Learning Modality Knowledge Alignment for Cross-Modality Transfer
Wenxuan Ma, Shuang Li, Lincan Cai, Jingxuan Kang
TL;DR
This work addresses why cross-modality transfer often underperforms by formalizing modality semantic knowledge discrepancy as a misalignment between conditional distributions $P(Y|X)$. It introduces MoNA, a bi-level meta-learning method that learns a target embedder to transform target data into a shared space that aligns with the source modality before full finetuning. The approach is validated on NAS-Bench-360, PDEBench, and additional tasks, showing consistent improvements over standard finetuning and existing cross-modal methods, with ablations confirming the importance of the embedder warmup and the two-stage objective. MoNA thus provides a principled, scalable framework to enhance cross-modality transfer with practical gains across diverse domains.
Abstract
Cross-modality transfer aims to leverage large pretrained models to complete tasks that may not belong to the modality of pretraining data. Existing works achieve certain success in extending classical finetuning to cross-modal scenarios, yet we still lack understanding about the influence of modality gap on the transfer.
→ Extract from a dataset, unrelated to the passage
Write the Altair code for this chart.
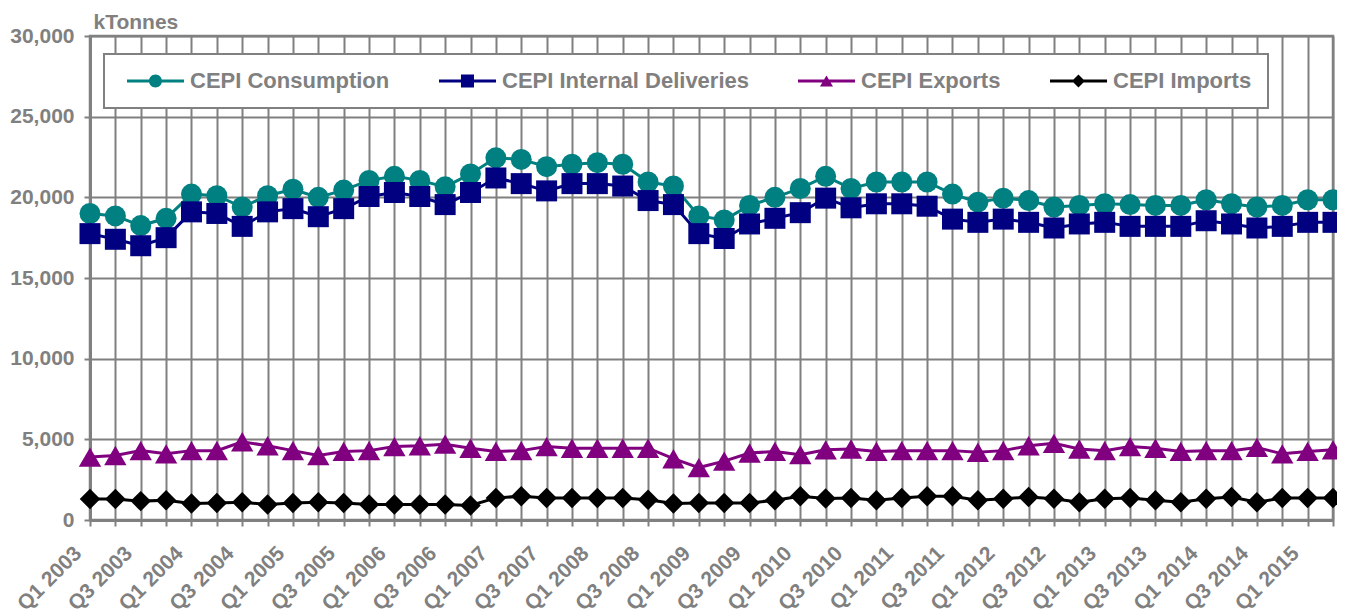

In this work, a series of experiments focusing on the source representation quality during transfer are conducted, revealing the connection between larger modality gap and lesser knowledge reuse which means ineffective transfer. We then formalize the gap as the knowledge misalignment between modalities using conditional distribution P(Y|X). Towards this problem, we present Modality kNowledge Alignment (MoNA), a meta-learning approach that learns target data transformation to reduce the modality knowledge discrepancy ahead of the transfer. Experiments show that out method enables better reuse of source modality knowledge in cross-modality transfer, which leads to improvements upon existing finetuning methods.